Можно выделить четыре основных варианта принятия решений (78):
1)
эмоциональный (внелогический, аффективный) – действие является результатом использования символов, бессознательно пробужденных неким архетипом;
2)
логический – действие возникает на основе быстрого отыскания простой логической схемы ответа на
внешний вызов или на основе рутинной процедуры (скажем, производственной);
3)
мифологический – действие становится результатом нахождения нетривиальной логической схемы, подсказанной образами мифологического символьного пространства (79);
4)
магический – действие становится результатом логически отысканной системы мифических символов.
В том случае, когда пространство, в котором действует символическая система, сужено, сложные варианты принятия решений не могут быть реализованы (возможно, в силу «квантовости» мыслительного процесса – ограниченности числа элементарных мыслительных актов в процессе принятия решения), и «идеальными типами» по данной схеме становятся обыватель (число логический метод) или инфантил (чисто эмоциональный метод принятия решений).
Миф создает не только свою логику, но и свою обыденность, которая вся пронизана чудесным. Мифическая отрешенность «есть отрешенность от смысла, от идеи повседневной и обыденной жизни. По факту, по своему реальному существованию действительность остается в мифе тою же самой, что и в обыденной жизни, и только меняется ее смысл и идея» (80). И в этом отношении обыватель и инфантил – крайне близкие психологические типы, соответствующие низким уровнем контроля собственного бессознательного. Только с расширением символьной системы обыватель может обособиться от инфантила и превратиться в «человека экономического», человека инженерного мышления. Для инфантила же такое расширение будет гибельным, ибо его реакция на внешние раздражители окончательно запутывается в хитросплетениях безотчетных душевных метаний.

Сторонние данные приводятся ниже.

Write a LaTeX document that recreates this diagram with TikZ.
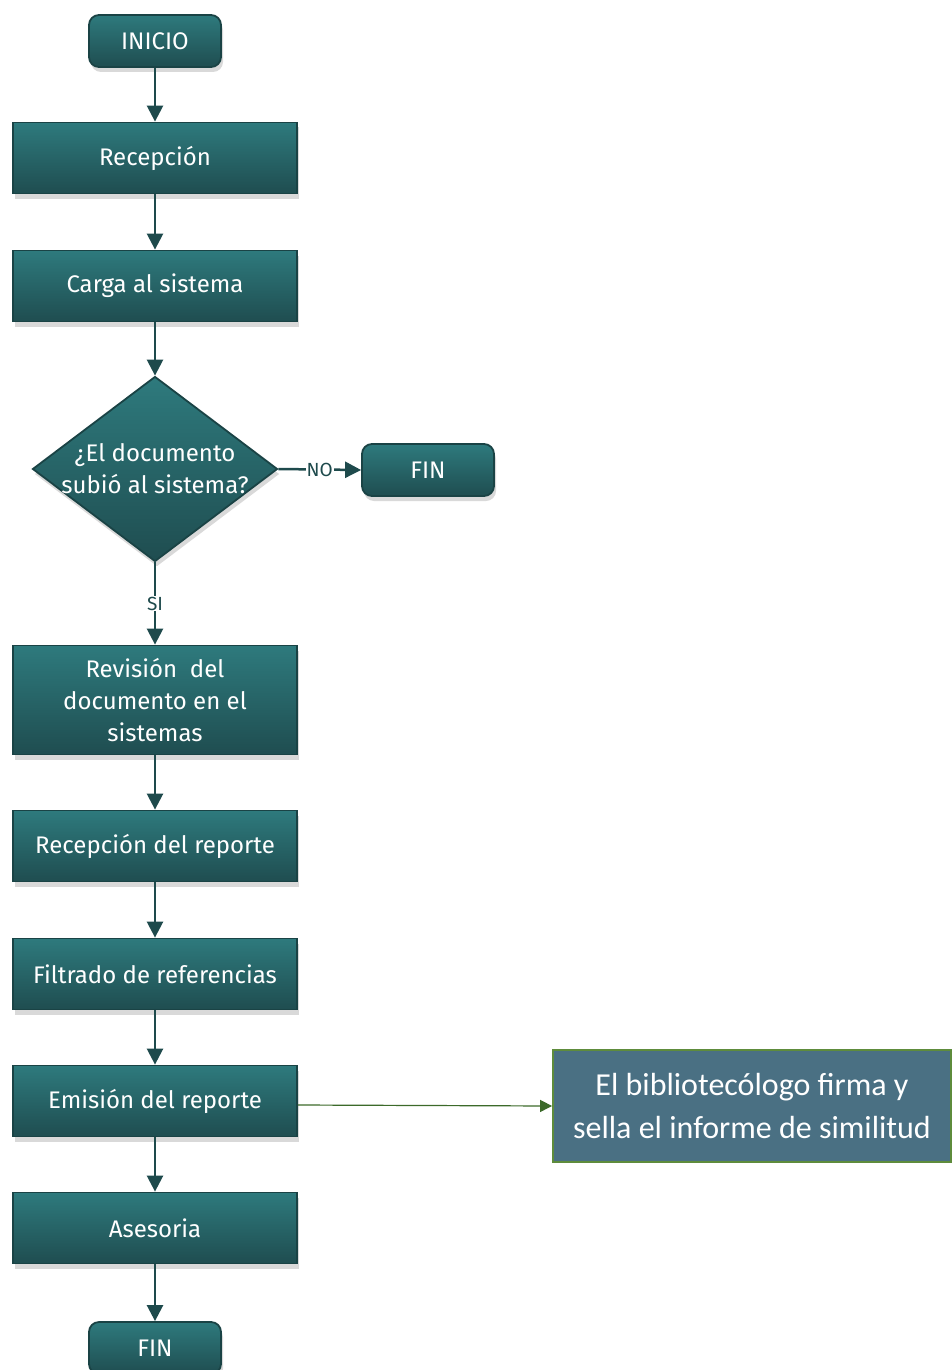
\documentclass[tikz,border=0pt]{standalone}
\usepackage{fontspec}
\setmainfont{Fira Sans}
\newfontfamily\calib{Carlito}
\usetikzlibrary{shapes.geometric,arrows.meta,shadows,positioning}
\definecolor{boxtop}{HTML}{2E7A7D}
\definecolor{boxbot}{HTML}{1F4D50}
\definecolor{boxline}{HTML}{1A4345}
\definecolor{arrowc}{HTML}{1E4A4C}
\definecolor{rfill}{HTML}{4A7083}
\definecolor{rline}{HTML}{5E8C3C}
\definecolor{garrow}{HTML}{3C6A2A}
\tikzset{
  x=1pt,y=-1pt,
  base/.style={draw=boxline,line width=1.8pt,top color=boxtop,bottom color=boxbot,
     text=white,font=\fontsize{24}{32}\selectfont,align=center,
     drop shadow={shadow xshift=2pt,shadow yshift=-5pt,opacity=0.25,fill=black!60}},
  procbox/.style={base,minimum width=284pt,minimum height=71pt,inner sep=0pt},
  termbox/.style={base,rounded corners=10pt,minimum width=132pt,minimum height=52pt,inner sep=0pt},
  decbox/.style={base,diamond,minimum width=245pt,minimum height=185pt,inner sep=0pt},
  dectext/.style={text=white,font=\fontsize{24}{32}\selectfont,align=center,inner sep=0pt},
  conn/.style={draw=arrowc,line width=2.5pt,-{Triangle[length=16pt,width=16pt]}},
  lbl/.style={fill=white,text=arrowc,inner sep=1pt,font=\fontsize{19}{22}\selectfont}
}
\begin{document}
\begin{tikzpicture}
\useasboundingbox (0,0) rectangle (951,1370);
\node[termbox] (inicio) at (155,41) {INICIO};
\node[procbox] (recep) at (155,158) {Recepción};
\node[procbox] (carga) at (155,286) {Carga al sistema};
\node[decbox] (dec) at (155,469) {};
\node[dectext] (dect) at (155,469) {¿El documento\\subió al sistema?};
\node[termbox] (fin1) at (428,470) {FIN};
\node[procbox,minimum height=109pt] (rev) at (155,700) {Revisión\ \ del\\documento en el\\sistemas};
\node[procbox] (rrep) at (155,846) {Recepción del reporte};
\node[procbox] (filt) at (155,974) {Filtrado de referencias};
\node[procbox] (emis) at (155,1101) {Emisión del reporte};
\node[procbox] (ases) at (155,1228) {Asesoria};
\node[termbox] (fin2) at (155,1348) {FIN};
\node[draw=rline,line width=1.8pt,fill=rfill,text=white,minimum width=398pt,minimum height=112pt,
      align=center,inner sep=0pt,font=\calib\fontsize{32}{43}\selectfont] (firma) at (752,1106)
      {El bibliotecólogo firma y\\sella el informe de similitud};
\draw[conn] (inicio) -- (recep);
\draw[conn] (recep) -- (carga);
\draw[conn] (carga) -- (dec.north);
\draw[conn] (dec.east) -- node[lbl,pos=0.5]{NO} (fin1.west);
\draw[conn] (dec.south) -- node[lbl,pos=0.5]{SI} (rev.north);
\draw[conn] (rev) -- (rrep);
\draw[conn] (rrep) -- (filt);
\draw[conn] (filt) -- (emis);
\draw[conn] (emis) -- (ases);
\draw[conn] (ases) -- (fin2);
\draw[draw=garrow,line width=1.2pt,-{Triangle[length=12pt,width=12pt]}] ([yshift=-4pt]emis.east) -- (firma.west);
\end{tikzpicture}
\end{document}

Для магический и мифологической схемы принятия решения заведомо требуется более широкое символьное пространство. Обе эти схемы интересны для нас тем, что допускают управляемость (возможность устойчивых эмоциональных реакций в случае воздействия на область мифо-символического). Именно поэтому обе схемы имеют отношение к политическому процессу, который как раз и предусматривает такое воздействие. При этом «человек магический» участвует в политике скорее эмоционально (в надежде на магию вождей), «человек мифологический» – скорее рационально, выбирая свой политический миф.

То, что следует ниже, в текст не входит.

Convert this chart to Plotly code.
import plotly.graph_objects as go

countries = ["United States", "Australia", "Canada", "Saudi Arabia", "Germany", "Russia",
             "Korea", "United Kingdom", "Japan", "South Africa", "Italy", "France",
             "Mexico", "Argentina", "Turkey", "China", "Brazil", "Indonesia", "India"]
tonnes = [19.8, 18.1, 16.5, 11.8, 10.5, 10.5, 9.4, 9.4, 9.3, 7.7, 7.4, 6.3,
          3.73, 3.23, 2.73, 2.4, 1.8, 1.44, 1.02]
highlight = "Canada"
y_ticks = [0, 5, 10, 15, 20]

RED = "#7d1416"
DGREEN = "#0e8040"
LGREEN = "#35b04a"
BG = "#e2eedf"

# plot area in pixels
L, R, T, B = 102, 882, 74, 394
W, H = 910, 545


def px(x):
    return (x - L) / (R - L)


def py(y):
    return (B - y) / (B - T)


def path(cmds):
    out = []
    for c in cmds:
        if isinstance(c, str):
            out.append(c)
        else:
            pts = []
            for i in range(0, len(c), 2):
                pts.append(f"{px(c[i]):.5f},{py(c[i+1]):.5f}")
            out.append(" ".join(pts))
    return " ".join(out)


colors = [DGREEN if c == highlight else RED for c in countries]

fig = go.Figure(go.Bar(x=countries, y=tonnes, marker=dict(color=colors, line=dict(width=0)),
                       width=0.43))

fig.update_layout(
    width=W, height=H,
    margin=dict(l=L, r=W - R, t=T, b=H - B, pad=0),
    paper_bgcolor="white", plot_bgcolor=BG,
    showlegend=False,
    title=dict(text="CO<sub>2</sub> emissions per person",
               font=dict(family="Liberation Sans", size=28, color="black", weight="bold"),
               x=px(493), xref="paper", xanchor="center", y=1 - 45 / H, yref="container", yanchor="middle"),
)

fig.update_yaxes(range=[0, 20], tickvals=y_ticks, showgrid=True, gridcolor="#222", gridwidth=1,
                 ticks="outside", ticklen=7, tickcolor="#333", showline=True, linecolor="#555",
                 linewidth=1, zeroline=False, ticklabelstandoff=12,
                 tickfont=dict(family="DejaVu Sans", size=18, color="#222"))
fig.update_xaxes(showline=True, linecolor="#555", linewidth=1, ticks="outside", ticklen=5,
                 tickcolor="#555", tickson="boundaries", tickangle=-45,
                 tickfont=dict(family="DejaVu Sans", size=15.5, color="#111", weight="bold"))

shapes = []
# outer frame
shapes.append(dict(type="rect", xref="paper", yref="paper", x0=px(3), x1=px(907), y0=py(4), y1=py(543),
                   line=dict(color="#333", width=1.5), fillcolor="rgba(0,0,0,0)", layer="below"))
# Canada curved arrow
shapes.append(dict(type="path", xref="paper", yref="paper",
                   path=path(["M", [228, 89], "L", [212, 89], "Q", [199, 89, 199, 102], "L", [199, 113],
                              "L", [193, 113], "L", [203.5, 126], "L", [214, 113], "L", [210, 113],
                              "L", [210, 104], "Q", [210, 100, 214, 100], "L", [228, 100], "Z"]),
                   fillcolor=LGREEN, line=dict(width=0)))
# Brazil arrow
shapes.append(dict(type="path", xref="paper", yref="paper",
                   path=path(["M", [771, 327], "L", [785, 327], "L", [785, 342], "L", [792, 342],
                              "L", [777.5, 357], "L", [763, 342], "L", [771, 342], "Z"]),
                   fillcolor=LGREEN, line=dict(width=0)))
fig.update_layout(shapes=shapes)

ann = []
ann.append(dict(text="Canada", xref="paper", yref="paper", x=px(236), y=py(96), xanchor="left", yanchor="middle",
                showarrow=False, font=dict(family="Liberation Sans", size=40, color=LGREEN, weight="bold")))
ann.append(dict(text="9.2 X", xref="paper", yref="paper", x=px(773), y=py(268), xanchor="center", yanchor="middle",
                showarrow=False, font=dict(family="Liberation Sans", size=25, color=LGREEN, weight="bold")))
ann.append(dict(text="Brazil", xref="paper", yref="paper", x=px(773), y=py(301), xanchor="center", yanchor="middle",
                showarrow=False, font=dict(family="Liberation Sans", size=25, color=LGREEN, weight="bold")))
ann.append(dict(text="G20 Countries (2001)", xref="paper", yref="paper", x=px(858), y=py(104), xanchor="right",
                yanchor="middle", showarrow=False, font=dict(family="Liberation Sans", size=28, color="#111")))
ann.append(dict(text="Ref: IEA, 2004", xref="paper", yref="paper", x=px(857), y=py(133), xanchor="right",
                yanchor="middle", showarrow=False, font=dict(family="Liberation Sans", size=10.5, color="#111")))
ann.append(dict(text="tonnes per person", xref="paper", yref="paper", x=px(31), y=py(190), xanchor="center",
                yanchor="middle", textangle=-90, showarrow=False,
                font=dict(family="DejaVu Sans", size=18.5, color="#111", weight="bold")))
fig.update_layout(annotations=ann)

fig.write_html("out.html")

Последний вариант соотносится с политическим методом принятия решений, с «человеком политическим», закрепляющим свои интересы и ценности в системе символов, установок, навыков групповой психологии, соответствующих культуре (субкультуре) (см. подробнее Гл. II). Но кроме этого, данный вариант принятия решений может расцениваться также и как научно-творческий, если иметь в виду дальнейшее расширение символической системы за счет увеличения обеих составляющих символического поля в процессе получения образования и жизненного опыта (становление самости). В мифологическом варианте преимущество будет отдано мифо-символическому полупространству, в научно-творческом – логико-символьному.

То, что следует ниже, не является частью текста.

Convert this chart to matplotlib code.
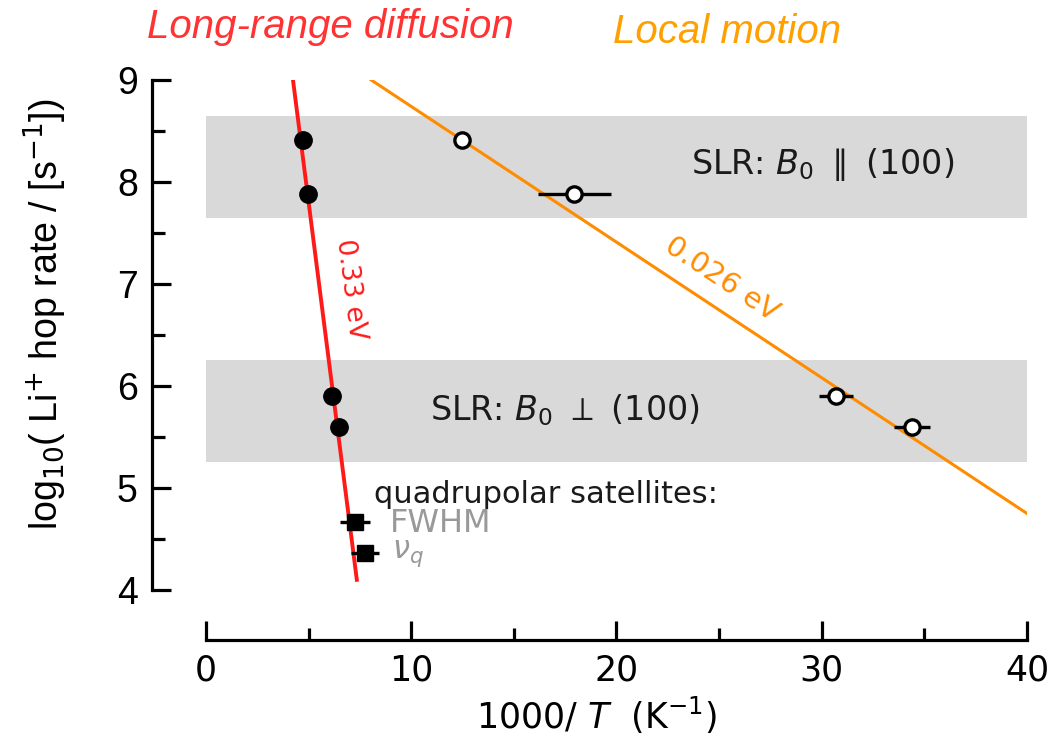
import matplotlib
matplotlib.use("Agg")
import matplotlib.pyplot as plt
import numpy as np
from matplotlib.ticker import MultipleLocator

plt.rcParams['mathtext.fontset'] = 'dejavusans'

# --- data ---
long_x = [4.73, 4.98, 6.15, 6.49]
long_y = [8.41, 7.88, 5.90, 5.60]

local_x = [12.49, 17.95, 30.68, 34.39]
local_y = [8.41, 7.88, 5.90, 5.60]
local_xerr = [0.0, 1.78, 0.83, 0.88]

quad_x = [7.27, 7.76]
quad_y = [4.67, 4.36]
quad_xerr = [0.73, 0.68]

# fitted lines: endpoints
red_line_x = [4.24, 7.35]
red_line_y = [9.0, 4.1]
orange_line_x = [8.05, 40.0]
orange_line_y = [9.0, 4.75]

bands = [(7.65, 8.65), (5.25, 6.25)]

fig = plt.figure(figsize=(10.54, 7.44), dpi=100)
ax = fig.add_axes([0.1954, 0.207, 0.779, 0.6855])

for lo, hi in bands:
    ax.axhspan(lo, hi, xmin=0, xmax=1, color='#d9d9d9', lw=0, zorder=0)

ax.plot(red_line_x, red_line_y, color='#ff1a1a', lw=2.8, zorder=2)
ax.plot(orange_line_x, orange_line_y, color='#ff8c00', lw=2.2, zorder=2)

ax.plot(long_x, long_y, 'o', color='black', ms=12.5, zorder=4)
ax.errorbar(local_x, local_y, xerr=local_xerr, fmt='o', color='black',
            mfc='white', mec='black', mew=2.4, ms=11, elinewidth=2.4,
            capsize=0, zorder=4)
ax.errorbar(quad_x, quad_y, xerr=quad_xerr, fmt='s', color='black',
            ms=12, elinewidth=2.4, capsize=0, zorder=4)

ax.set_xlim(0, 40)
ax.set_ylim(4, 9)

# spines
for s in ['top', 'right']:
    ax.spines[s].set_visible(False)
ax.spines['left'].set_position(('outward', 39))
ax.spines['bottom'].set_position(('outward', 36))
ax.spines['left'].set_linewidth(2.3)
ax.spines['bottom'].set_linewidth(2.3)
ax.spines['left'].set_bounds(4, 9)
ax.spines['bottom'].set_bounds(0, 40)

ax.xaxis.set_major_locator(MultipleLocator(10))
ax.xaxis.set_minor_locator(MultipleLocator(5))
ax.yaxis.set_major_locator(MultipleLocator(1))
ax.yaxis.set_minor_locator(MultipleLocator(0.5))
ax.tick_params(which='major', direction='in', length=14, width=2.3, pad=10)
ax.tick_params(which='minor', direction='in', length=9, width=2.3)
ax.tick_params(axis='y', labelsize=27)
ax.tick_params(axis='x', labelsize=25)
for lab in ax.get_yticklabels():
    lab.set_fontfamily('Liberation Sans')

ax.set_xlabel(r'1000/ $T$  (K$^{-1}$)', fontsize=25)
ax.set_ylabel(r'log$_{10}$( Li$^{+}$ hop rate / [s$^{-1}$])',
              fontsize=27, family='Liberation Sans')
ax.yaxis.set_label_coords(-0.196, 0.54)
ax.xaxis.set_label_coords(0.475, -0.245)
ax.xaxis.label.set_va('center')
ax.yaxis.label.set_va('center')

ax.text(30.05, 8.17, r'SLR: $B_0$ $\parallel$ (100)', fontsize=24,
        ha='center', va='center', color='#1a1a1a')
ax.text(17.5, 5.76, r'SLR: $B_0$ $\perp$ (100)', fontsize=24,
        ha='center', va='center', color='#1a1a1a')
ax.text(8.2, 4.94, 'quadrupolar satellites:', fontsize=22,
        ha='left', va='center', color='#1a1a1a')
ax.text(8.95, 4.65, 'FWHM', fontsize=23, ha='left', va='center', color='#999999')
ax.text(9.05, 4.36, r'$\nu_q$', fontsize=22, ha='left', va='center', color='#999999')

ax.text(7.05, 6.95, '0.33 eV', fontsize=19, color='#ff1a1a', rotation=-82.7,
        ha='center', va='center', rotation_mode='anchor')
ax.text(25.1, 7.05, '0.026 eV', fontsize=21, color='#ff8c00', rotation=-33.5,
        ha='center', va='center', rotation_mode='anchor')

fig.text(330/1054, 1 - 27/744, 'Long-range diffusion', fontsize=29,
         style='italic', family='Liberation Sans', color='#ff3333',
         ha='center', va='center')
fig.text(727/1054, 1 - 32/744, 'Local motion', fontsize=29,
         style='italic', family='Liberation Sans', color='#ffa000',
         ha='center', va='center')

fig.savefig('out.png', dpi=100)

Человек магический и человек политический в значительной степени объединены способностью к социально значимым религиозным и мифологическим переживаниям.
В религии таинство зачастую связано с привычной физиологической потребностью (питанием, работой, половой активностью). Точно также в мифе любое действие может приобретать сакральный смысл, а в политических мистериях самый примитивный ритуал освещается необыкновенным эмоциональным воздействием на его участников. Миф вносит в рутинные действия и быт ту самую динамику, о которой говорилось выше. Он стимулирует действие и сам становится этим действием. Демифологизация, таким образом, есть обездвижение социума через угнетение мифических и магических типов принятия социально значимых решений.